Written request:
Reproduce, word for word, the span of lines starting at the line holding "Output the Python" and ending at the line holding "plt.rcParams['axes.unicode_minus'] = False". Omit every picture.

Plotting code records
□ □ □ □ □

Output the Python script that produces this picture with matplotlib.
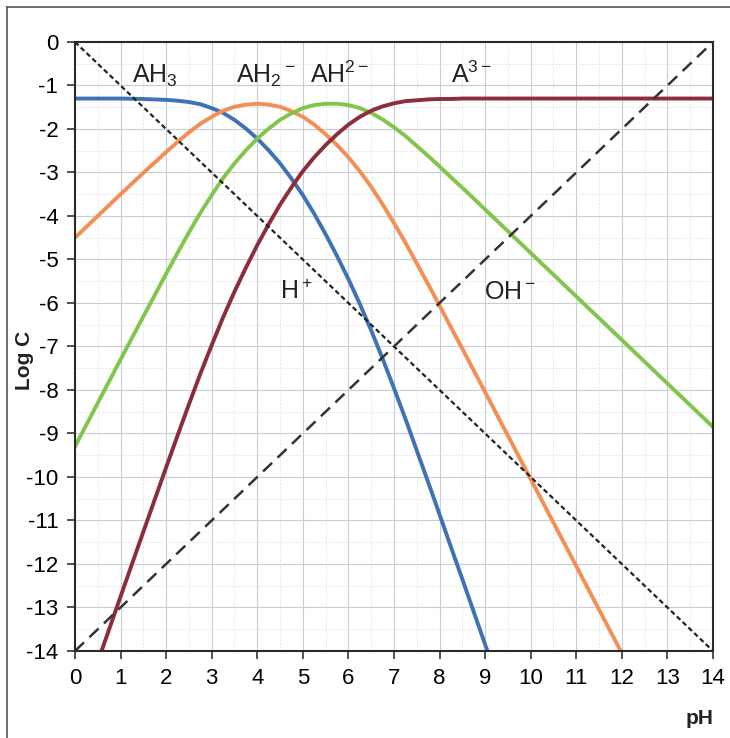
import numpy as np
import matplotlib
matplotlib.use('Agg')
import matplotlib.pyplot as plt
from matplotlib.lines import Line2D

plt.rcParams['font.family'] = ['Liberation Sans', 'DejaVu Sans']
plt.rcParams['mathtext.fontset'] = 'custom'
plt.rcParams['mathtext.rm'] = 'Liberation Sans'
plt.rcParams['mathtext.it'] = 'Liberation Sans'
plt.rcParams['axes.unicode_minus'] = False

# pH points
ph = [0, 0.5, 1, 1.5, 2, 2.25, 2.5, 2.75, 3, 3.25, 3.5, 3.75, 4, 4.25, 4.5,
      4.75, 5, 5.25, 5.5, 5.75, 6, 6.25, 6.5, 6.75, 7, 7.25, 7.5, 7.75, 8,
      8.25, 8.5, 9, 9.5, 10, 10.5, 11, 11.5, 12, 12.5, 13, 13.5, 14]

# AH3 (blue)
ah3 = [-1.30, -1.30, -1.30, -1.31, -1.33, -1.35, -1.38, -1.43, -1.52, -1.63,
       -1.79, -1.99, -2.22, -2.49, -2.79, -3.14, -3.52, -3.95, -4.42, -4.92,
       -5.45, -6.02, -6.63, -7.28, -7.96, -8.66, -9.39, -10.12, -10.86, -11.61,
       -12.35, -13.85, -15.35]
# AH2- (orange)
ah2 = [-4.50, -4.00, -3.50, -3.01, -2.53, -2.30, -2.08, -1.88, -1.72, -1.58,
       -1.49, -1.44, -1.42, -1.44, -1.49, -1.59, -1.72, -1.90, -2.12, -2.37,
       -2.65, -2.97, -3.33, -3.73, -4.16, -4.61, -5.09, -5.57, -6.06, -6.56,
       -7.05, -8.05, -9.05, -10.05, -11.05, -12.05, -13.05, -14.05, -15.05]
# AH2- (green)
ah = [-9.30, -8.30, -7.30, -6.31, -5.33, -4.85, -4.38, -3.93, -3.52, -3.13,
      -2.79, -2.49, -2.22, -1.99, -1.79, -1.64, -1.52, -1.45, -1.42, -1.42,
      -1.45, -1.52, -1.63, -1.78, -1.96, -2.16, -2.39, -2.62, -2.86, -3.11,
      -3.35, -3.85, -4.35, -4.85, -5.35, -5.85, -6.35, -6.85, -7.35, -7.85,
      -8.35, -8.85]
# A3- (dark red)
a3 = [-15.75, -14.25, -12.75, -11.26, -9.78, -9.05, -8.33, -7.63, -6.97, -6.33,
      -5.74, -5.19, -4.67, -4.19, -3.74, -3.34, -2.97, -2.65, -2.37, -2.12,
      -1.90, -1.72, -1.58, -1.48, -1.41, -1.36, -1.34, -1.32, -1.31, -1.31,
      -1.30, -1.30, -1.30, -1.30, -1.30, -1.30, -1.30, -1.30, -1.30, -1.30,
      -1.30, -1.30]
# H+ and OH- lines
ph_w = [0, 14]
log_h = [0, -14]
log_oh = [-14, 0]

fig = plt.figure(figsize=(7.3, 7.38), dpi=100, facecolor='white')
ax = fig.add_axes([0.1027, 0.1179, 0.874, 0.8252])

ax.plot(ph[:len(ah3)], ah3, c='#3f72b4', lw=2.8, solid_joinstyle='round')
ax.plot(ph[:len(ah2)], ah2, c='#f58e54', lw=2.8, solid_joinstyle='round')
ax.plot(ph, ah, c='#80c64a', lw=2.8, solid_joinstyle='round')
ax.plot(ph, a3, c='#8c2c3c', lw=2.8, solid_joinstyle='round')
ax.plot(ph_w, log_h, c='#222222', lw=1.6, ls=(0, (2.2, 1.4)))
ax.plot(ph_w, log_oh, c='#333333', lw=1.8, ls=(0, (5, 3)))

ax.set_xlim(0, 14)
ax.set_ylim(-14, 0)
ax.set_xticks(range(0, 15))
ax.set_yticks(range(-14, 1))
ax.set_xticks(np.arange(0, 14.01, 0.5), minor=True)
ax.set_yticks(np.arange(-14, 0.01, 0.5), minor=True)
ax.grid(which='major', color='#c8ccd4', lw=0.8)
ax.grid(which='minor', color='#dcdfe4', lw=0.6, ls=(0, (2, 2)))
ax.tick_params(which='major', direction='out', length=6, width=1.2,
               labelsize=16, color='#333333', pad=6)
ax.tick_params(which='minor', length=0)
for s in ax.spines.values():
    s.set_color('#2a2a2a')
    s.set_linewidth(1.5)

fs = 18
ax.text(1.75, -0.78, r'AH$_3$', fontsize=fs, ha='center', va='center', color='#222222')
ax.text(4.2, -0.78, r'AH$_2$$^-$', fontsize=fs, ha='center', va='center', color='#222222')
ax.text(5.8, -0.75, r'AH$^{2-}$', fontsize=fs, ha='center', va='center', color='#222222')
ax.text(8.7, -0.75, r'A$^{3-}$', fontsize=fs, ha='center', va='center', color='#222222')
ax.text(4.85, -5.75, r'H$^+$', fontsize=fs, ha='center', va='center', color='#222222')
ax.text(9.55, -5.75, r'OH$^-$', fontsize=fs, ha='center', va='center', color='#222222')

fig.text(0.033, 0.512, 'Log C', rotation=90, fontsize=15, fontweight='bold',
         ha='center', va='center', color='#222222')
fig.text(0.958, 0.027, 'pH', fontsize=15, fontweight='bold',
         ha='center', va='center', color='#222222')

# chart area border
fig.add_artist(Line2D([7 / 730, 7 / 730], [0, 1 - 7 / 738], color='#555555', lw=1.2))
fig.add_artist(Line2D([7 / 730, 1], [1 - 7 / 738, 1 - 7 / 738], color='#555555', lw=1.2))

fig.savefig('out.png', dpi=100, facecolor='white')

□ □ □ □ □

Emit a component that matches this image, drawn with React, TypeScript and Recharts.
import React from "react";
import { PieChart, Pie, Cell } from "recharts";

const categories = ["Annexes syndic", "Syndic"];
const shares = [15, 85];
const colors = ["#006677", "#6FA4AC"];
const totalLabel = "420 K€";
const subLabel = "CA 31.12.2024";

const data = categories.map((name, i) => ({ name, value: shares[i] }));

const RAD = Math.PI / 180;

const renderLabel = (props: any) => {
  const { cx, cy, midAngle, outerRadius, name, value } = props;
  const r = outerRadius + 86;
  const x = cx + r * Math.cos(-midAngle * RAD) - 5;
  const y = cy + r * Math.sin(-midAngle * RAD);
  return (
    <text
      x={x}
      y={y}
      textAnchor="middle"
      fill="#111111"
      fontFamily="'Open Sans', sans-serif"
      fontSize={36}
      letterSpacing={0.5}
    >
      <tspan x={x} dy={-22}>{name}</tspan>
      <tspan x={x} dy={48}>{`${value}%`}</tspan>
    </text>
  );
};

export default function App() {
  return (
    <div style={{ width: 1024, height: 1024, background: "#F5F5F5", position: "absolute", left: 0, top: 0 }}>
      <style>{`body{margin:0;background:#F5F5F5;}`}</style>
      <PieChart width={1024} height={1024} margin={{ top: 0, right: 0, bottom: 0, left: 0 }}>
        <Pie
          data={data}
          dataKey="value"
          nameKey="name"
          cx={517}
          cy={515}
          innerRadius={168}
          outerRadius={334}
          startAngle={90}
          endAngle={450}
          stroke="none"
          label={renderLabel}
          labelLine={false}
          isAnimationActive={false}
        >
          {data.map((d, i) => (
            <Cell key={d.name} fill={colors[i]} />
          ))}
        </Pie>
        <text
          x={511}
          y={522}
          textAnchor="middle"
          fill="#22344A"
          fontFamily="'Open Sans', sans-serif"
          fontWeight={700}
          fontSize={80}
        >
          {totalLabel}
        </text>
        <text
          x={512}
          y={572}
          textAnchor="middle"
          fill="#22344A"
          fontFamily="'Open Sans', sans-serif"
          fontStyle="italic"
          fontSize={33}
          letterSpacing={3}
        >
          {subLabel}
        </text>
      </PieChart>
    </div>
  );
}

□ □ □ □ □

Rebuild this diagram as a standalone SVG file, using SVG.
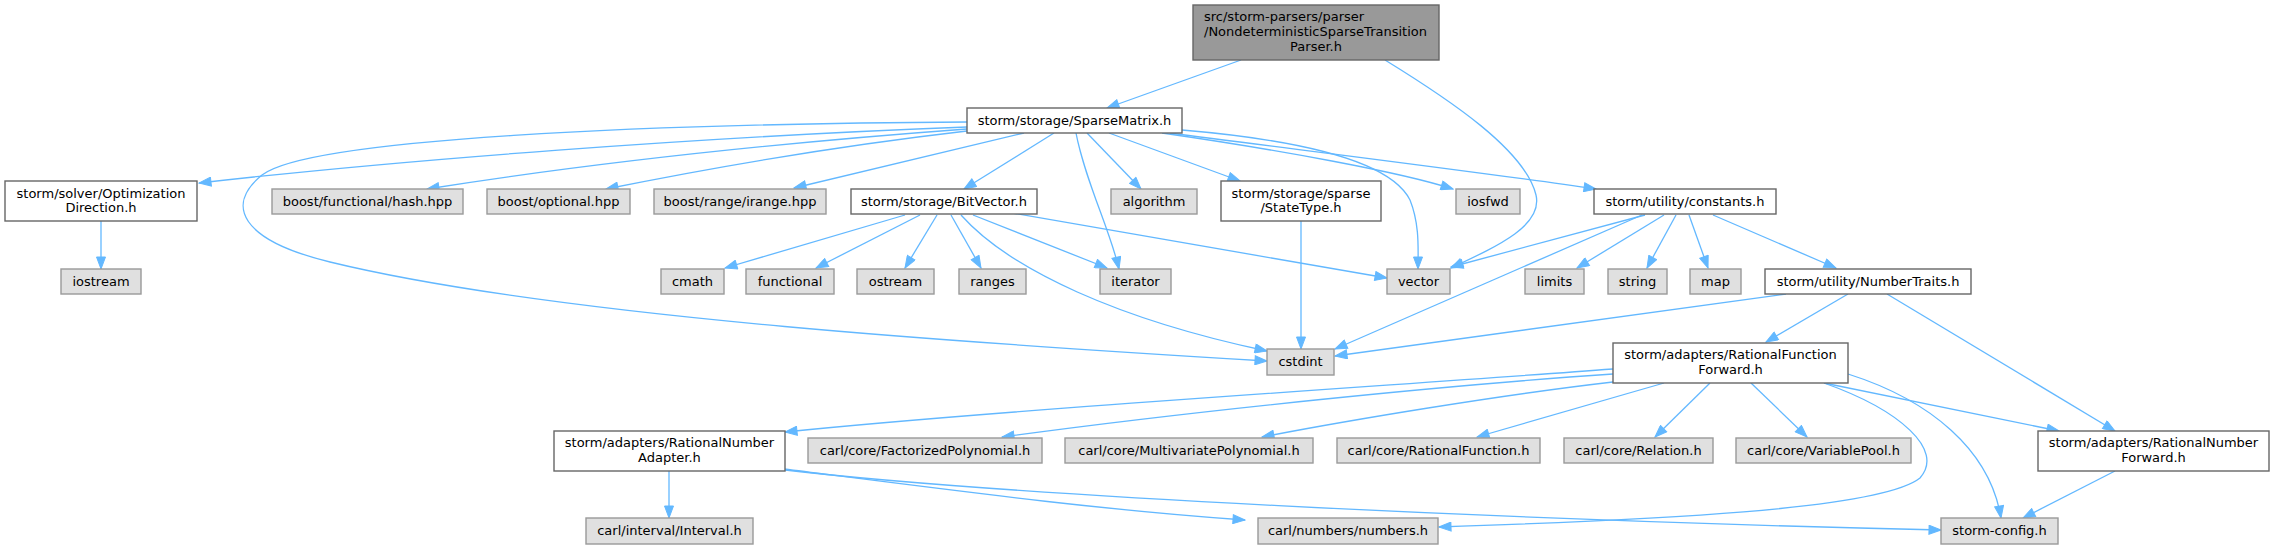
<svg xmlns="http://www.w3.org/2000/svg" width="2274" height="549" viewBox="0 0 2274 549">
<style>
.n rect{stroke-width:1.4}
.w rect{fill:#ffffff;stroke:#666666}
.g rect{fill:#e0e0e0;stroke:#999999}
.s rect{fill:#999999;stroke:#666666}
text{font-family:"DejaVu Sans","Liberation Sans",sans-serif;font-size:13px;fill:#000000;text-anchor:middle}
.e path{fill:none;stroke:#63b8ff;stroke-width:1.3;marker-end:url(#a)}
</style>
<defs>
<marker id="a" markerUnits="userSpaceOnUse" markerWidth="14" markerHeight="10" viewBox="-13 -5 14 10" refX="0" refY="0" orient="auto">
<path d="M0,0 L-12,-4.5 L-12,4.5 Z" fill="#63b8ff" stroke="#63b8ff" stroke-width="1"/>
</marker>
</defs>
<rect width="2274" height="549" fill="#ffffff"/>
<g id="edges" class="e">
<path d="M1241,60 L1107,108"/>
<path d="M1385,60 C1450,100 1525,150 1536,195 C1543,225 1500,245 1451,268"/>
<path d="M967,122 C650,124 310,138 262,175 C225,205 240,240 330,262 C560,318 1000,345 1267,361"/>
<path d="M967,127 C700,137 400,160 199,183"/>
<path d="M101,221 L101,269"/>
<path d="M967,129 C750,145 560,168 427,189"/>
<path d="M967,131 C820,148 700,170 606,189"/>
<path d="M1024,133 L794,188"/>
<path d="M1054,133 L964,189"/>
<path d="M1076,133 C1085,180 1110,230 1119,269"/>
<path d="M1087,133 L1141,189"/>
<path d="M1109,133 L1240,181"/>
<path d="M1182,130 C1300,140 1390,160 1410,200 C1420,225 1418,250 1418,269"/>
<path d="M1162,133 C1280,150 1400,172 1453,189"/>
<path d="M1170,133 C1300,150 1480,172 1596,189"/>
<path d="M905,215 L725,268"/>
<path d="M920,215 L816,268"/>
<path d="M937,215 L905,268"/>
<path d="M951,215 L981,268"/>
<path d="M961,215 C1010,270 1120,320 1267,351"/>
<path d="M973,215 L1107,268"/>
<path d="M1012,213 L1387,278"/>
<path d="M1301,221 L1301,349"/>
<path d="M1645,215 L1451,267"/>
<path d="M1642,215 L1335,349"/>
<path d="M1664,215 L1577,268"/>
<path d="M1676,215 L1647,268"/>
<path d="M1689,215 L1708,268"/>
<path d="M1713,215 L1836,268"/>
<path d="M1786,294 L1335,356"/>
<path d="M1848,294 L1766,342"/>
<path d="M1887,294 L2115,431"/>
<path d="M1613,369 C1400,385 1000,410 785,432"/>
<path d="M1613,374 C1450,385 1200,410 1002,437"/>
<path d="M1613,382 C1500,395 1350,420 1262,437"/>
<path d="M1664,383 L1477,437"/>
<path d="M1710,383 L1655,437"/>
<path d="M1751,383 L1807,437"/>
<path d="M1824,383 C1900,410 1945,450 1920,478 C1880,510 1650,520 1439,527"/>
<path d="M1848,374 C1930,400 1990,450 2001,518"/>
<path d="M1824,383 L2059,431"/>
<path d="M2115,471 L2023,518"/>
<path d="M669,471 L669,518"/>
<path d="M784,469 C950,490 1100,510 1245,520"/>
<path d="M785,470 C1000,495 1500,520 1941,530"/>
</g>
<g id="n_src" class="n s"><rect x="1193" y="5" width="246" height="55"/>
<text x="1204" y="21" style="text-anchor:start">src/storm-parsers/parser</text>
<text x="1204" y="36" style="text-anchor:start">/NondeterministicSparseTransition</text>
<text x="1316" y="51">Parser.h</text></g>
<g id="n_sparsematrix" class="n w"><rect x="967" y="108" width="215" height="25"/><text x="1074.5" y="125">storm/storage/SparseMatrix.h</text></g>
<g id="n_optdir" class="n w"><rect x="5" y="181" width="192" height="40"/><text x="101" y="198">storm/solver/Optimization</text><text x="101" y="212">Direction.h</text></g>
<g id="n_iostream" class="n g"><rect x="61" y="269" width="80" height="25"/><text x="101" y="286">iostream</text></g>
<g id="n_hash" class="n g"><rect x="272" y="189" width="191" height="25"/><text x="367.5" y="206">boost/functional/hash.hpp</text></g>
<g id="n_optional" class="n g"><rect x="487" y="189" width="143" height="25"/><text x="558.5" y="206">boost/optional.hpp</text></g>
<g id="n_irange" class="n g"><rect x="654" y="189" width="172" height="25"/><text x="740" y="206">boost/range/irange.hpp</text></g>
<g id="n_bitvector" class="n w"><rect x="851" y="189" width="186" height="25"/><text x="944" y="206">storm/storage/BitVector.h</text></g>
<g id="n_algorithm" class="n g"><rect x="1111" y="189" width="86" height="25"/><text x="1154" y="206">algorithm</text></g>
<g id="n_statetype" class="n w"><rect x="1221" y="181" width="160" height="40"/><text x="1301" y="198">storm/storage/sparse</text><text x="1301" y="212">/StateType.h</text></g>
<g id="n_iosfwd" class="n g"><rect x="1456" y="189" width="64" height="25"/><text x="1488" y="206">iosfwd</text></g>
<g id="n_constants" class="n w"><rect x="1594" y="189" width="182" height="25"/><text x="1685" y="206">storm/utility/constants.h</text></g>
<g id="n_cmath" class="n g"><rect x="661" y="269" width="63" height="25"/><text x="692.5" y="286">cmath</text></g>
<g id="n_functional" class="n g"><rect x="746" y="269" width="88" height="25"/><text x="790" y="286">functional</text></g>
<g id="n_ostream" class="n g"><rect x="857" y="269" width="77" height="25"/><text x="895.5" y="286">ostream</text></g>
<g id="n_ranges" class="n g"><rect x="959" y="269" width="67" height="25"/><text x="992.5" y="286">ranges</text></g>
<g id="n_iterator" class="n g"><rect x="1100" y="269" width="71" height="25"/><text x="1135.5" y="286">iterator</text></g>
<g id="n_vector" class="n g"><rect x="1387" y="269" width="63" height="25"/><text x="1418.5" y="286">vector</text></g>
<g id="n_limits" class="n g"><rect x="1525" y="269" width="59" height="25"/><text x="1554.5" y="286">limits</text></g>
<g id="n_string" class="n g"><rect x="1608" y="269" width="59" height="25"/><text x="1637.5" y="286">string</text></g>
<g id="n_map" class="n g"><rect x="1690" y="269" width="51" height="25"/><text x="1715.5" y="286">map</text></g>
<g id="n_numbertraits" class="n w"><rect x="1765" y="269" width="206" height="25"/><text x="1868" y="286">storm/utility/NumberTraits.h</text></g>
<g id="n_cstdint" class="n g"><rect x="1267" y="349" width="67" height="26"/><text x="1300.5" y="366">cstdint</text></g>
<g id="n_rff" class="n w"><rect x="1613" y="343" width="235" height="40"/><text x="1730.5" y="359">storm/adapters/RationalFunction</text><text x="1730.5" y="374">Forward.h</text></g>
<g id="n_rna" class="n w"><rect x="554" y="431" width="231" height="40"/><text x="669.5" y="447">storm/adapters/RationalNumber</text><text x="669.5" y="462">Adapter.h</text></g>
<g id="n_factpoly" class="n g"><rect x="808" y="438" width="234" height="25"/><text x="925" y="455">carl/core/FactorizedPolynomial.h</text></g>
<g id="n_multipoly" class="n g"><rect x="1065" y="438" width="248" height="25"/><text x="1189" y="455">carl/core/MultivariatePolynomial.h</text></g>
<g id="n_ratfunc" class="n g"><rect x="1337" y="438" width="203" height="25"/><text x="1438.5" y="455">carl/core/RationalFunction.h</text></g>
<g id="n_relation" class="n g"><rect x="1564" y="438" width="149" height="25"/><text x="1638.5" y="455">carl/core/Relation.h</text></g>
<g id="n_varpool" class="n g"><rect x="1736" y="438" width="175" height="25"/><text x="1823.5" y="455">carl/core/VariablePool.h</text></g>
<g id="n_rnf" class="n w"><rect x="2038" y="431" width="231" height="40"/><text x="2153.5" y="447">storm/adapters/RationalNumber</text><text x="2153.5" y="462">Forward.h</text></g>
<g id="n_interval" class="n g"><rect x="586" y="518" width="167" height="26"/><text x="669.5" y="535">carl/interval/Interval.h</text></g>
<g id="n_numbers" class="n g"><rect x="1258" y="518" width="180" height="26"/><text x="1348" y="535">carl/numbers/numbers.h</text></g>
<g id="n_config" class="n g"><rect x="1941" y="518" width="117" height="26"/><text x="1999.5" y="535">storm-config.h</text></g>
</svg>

□ □ □ □ □

Finished answer:
Output the Python script that produces this picture with matplotlib.
import numpy as np
import matplotlib
matplotlib.use('Agg')
import matplotlib.pyplot as plt
from matplotlib.lines import Line2D

plt.rcParams['font.family'] = ['Liberation Sans', 'DejaVu Sans']
plt.rcParams['mathtext.fontset'] = 'custom'
plt.rcParams['mathtext.rm'] = 'Liberation Sans'
plt.rcParams['mathtext.it'] = 'Liberation Sans'
plt.rcParams['axes.unicode_minus'] = False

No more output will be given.